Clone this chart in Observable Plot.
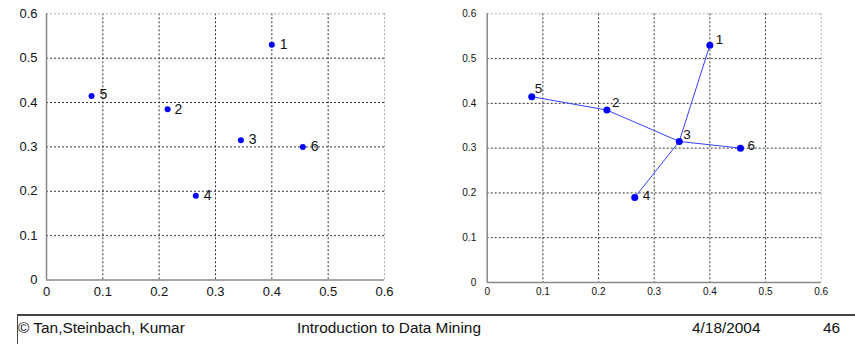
<!DOCTYPE html>
<html>
<head>
<meta charset="utf-8">
<script src="https://cdn.jsdelivr.net/npm/d3@7"></script>
<script src="https://cdn.jsdelivr.net/npm/@observablehq/plot@0.6"></script>
<style>
  html, body { margin: 0; padding: 0; background: #fff; }
  body { width: 855px; height: 344px; position: relative; overflow: hidden; font-family: "Liberation Sans", Arial, sans-serif; }
  .panel { position: absolute; top: 0; }
  #footer { position: absolute; left: 17px; top: 314px; right: 0; bottom: 0; border-top: 2px solid #444; border-left: 1px solid #444; }
  .ft { position: absolute; top: 320px; font-size: 15.4px; color: #111; white-space: nowrap; line-height: 1; }
</style>
</head>
<body>
<div id="left" class="panel" style="left:0px"></div>
<div id="right" class="panel" style="left:440px"></div>
<div id="footer"></div>
<div class="ft" style="left:18px">© Tan,Steinbach, Kumar</div>
<div class="ft" style="left:297px">Introduction to Data Mining</div>
<div class="ft" style="left:692px">4/18/2004</div>
<div class="ft" style="left:823px">46</div>
<script>
// ---- data ----
const pointIds = ["1", "2", "3", "4", "5", "6"];
const xValues = [0.40, 0.215, 0.345, 0.265, 0.08, 0.455];
const yValues = [0.53, 0.385, 0.315, 0.19, 0.415, 0.30];
const edgeFrom = ["5", "2", "3", "3", "3"];
const edgeTo   = ["2", "3", "1", "4", "6"];
const tickValues = [0, 0.1, 0.2, 0.3, 0.4, 0.5, 0.6];

const points = pointIds.map((id, i) => ({id, x: xValues[i], y: yValues[i]}));
const byId = Object.fromEntries(points.map(p => [p.id, p]));
const edges = edgeFrom.map((a, i) => ({a: byId[a], b: byId[edgeTo[i]]}));
const gridTicks = tickValues.filter(t => t > 0 && t < 0.6);

function panel(o) {
  const marks = [
    Plot.ruleX(gridTicks, {stroke: "#333", strokeDasharray: "2,2", strokeWidth: 1}),
    Plot.ruleY(gridTicks, {stroke: "#333", strokeDasharray: "2,2", strokeWidth: 1}),
    Plot.ruleX([0.6], {stroke: "#aaa", strokeDasharray: "2,2", strokeWidth: 1}),
    Plot.ruleY([0.6], {stroke: "#aaa", strokeDasharray: "2,2", strokeWidth: 1}),
    Plot.ruleX([0], {stroke: "#888", strokeWidth: 1.5}),
    Plot.ruleY([0], {stroke: "#888", strokeWidth: 1.5}),
    Plot.axisX({ticks: tickValues, tickSize: 0, tickPadding: o.padX, fontSize: o.tickFont, label: null, tickFormat: d => String(d)}),
    Plot.axisY({ticks: tickValues, tickSize: 0, tickPadding: o.padY, fontSize: o.tickFont, label: null, tickFormat: d => String(d)})
  ];
  if (o.edges) {
    marks.push(Plot.link(edges, {x1: d => d.a.x, y1: d => d.a.y, x2: d => d.b.x, y2: d => d.b.y, stroke: "#3344ff", strokeWidth: 1}));
  }
  marks.push(Plot.dot(points, {x: "x", y: "y", r: o.r, fill: "#0000ff", stroke: "none"}));
  for (const p of points) {
    const off = o.offsets[p.id];
    marks.push(Plot.text([p], {x: "x", y: "y", text: "id", dx: off[0], dy: off[1], textAnchor: "start", fontSize: o.labelFont, fill: "#111"}));
  }
  return Plot.plot({
    width: o.width, height: o.height,
    marginLeft: o.ml, marginRight: o.mr, marginTop: o.mt, marginBottom: o.mb,
    x: {domain: [0, 0.6], axis: null},
    y: {domain: [0, 0.6], axis: null},
    style: {fontFamily: "'Liberation Sans', Arial, sans-serif", color: "#111", background: "transparent", overflow: "visible"},
    marks
  });
}

const leftOffsets = {"1": [8, 0], "2": [7, 0], "3": [8, -1], "4": [8, 0], "5": [8, -1], "6": [8, 0]};
const rightOffsets = {"1": [6, -5], "2": [5, -7], "3": [4, -7], "4": [8, -2], "5": [3, -8], "6": [7, -2]};

document.getElementById("left").append(panel({
  width: 400, height: 305, ml: 46, mr: 16, mt: 13.3, mb: 25.5,
  padX: 7, padY: 9, tickFont: 13, labelFont: 14, r: 3, offsets: leftOffsets, edges: false
}));
document.getElementById("right").append(panel({
  width: 400, height: 305, ml: 46.7, mr: 19.3, mt: 13.3, mb: 23,
  padX: 5, padY: 11, tickFont: 10, labelFont: 13.5, r: 3.5, offsets: rightOffsets, edges: true
}));
</script>
</body>
</html>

☆ ☆ ☆

The listing above needs to be output again exactly. Don't include the pictures.

◆ Final answer:
Clone this chart in Observable Plot.
<!DOCTYPE html>
<html>
<head>
<meta charset="utf-8">
<script src="https://cdn.jsdelivr.net/npm/d3@7"></script>
<script src="https://cdn.jsdelivr.net/npm/@observablehq/plot@0.6"></script>
<style>
  html, body { margin: 0; padding: 0; background: #fff; }
  body { width: 855px; height: 344px; position: relative; overflow: hidden; font-family: "Liberation Sans", Arial, sans-serif; }
  .panel { position: absolute; top: 0; }
  #footer { position: absolute; left: 17px; top: 314px; right: 0; bottom: 0; border-top: 2px solid #444; border-left: 1px solid #444; }
  .ft { position: absolute; top: 320px; font-size: 15.4px; color: #111; white-space: nowrap; line-height: 1; }
</style>
</head>
<body>
<div id="left" class="panel" style="left:0px"></div>
<div id="right" class="panel" style="left:440px"></div>
<div id="footer"></div>
<div class="ft" style="left:18px">© Tan,Steinbach, Kumar</div>
<div class="ft" style="left:297px">Introduction to Data Mining</div>
<div class="ft" style="left:692px">4/18/2004</div>
<div class="ft" style="left:823px">46</div>
<script>
// ---- data ----
const pointIds = ["1", "2", "3", "4", "5", "6"];
const xValues = [0.40, 0.215, 0.345, 0.265, 0.08, 0.455];
const yValues = [0.53, 0.385, 0.315, 0.19, 0.415, 0.30];
const edgeFrom = ["5", "2", "3", "3", "3"];
const edgeTo   = ["2", "3", "1", "4", "6"];
const tickValues = [0, 0.1, 0.2, 0.3, 0.4, 0.5, 0.6];

const points = pointIds.map((id, i) => ({id, x: xValues[i], y: yValues[i]}));
const byId = Object.fromEntries(points.map(p => [p.id, p]));
const edges = edgeFrom.map((a, i) => ({a: byId[a], b: byId[edgeTo[i]]}));
const gridTicks = tickValues.filter(t => t > 0 && t < 0.6);

function panel(o) {
  const marks = [
    Plot.ruleX(gridTicks, {stroke: "#333", strokeDasharray: "2,2", strokeWidth: 1}),
    Plot.ruleY(gridTicks, {stroke: "#333", strokeDasharray: "2,2", strokeWidth: 1}),
    Plot.ruleX([0.6], {stroke: "#aaa", strokeDasharray: "2,2", strokeWidth: 1}),
    Plot.ruleY([0.6], {stroke: "#aaa", strokeDasharray: "2,2", strokeWidth: 1}),
    Plot.ruleX([0], {stroke: "#888", strokeWidth: 1.5}),
    Plot.ruleY([0], {stroke: "#888", strokeWidth: 1.5}),
    Plot.axisX({ticks: tickValues, tickSize: 0, tickPadding: o.padX, fontSize: o.tickFont, label: null, tickFormat: d => String(d)}),
    Plot.axisY({ticks: tickValues, tickSize: 0, tickPadding: o.padY, fontSize: o.tickFont, label: null, tickFormat: d => String(d)})
  ];
  if (o.edges) {
    marks.push(Plot.link(edges, {x1: d => d.a.x, y1: d => d.a.y, x2: d => d.b.x, y2: d => d.b.y, stroke: "#3344ff", strokeWidth: 1}));
  }
  marks.push(Plot.dot(points, {x: "x", y: "y", r: o.r, fill: "#0000ff", stroke: "none"}));
  for (const p of points) {
    const off = o.offsets[p.id];
    marks.push(Plot.text([p], {x: "x", y: "y", text: "id", dx: off[0], dy: off[1], textAnchor: "start", fontSize: o.labelFont, fill: "#111"}));
  }
  return Plot.plot({
    width: o.width, height: o.height,
    marginLeft: o.ml, marginRight: o.mr, marginTop: o.mt, marginBottom: o.mb,
    x: {domain: [0, 0.6], axis: null},
    y: {domain: [0, 0.6], axis: null},
    style: {fontFamily: "'Liberation Sans', Arial, sans-serif", color: "#111", background: "transparent", overflow: "visible"},
    marks
  });
}

const leftOffsets = {"1": [8, 0], "2": [7, 0], "3": [8, -1], "4": [8, 0], "5": [8, -1], "6": [8, 0]};
const rightOffsets = {"1": [6, -5], "2": [5, -7], "3": [4, -7], "4": [8, -2], "5": [3, -8], "6": [7, -2]};

document.getElementById("left").append(panel({
  width: 400, height: 305, ml: 46, mr: 16, mt: 13.3, mb: 25.5,
  padX: 7, padY: 9, tickFont: 13, labelFont: 14, r: 3, offsets: leftOffsets, edges: false
}));
document.getElementById("right").append(panel({
  width: 400, height: 305, ml: 46.7, mr: 19.3, mt: 13.3, mb: 23,
  padX: 5, padY: 11, tickFont: 10, labelFont: 13.5, r: 3.5, offsets: rightOffsets, edges: true
}));
</script>
</body>
</html>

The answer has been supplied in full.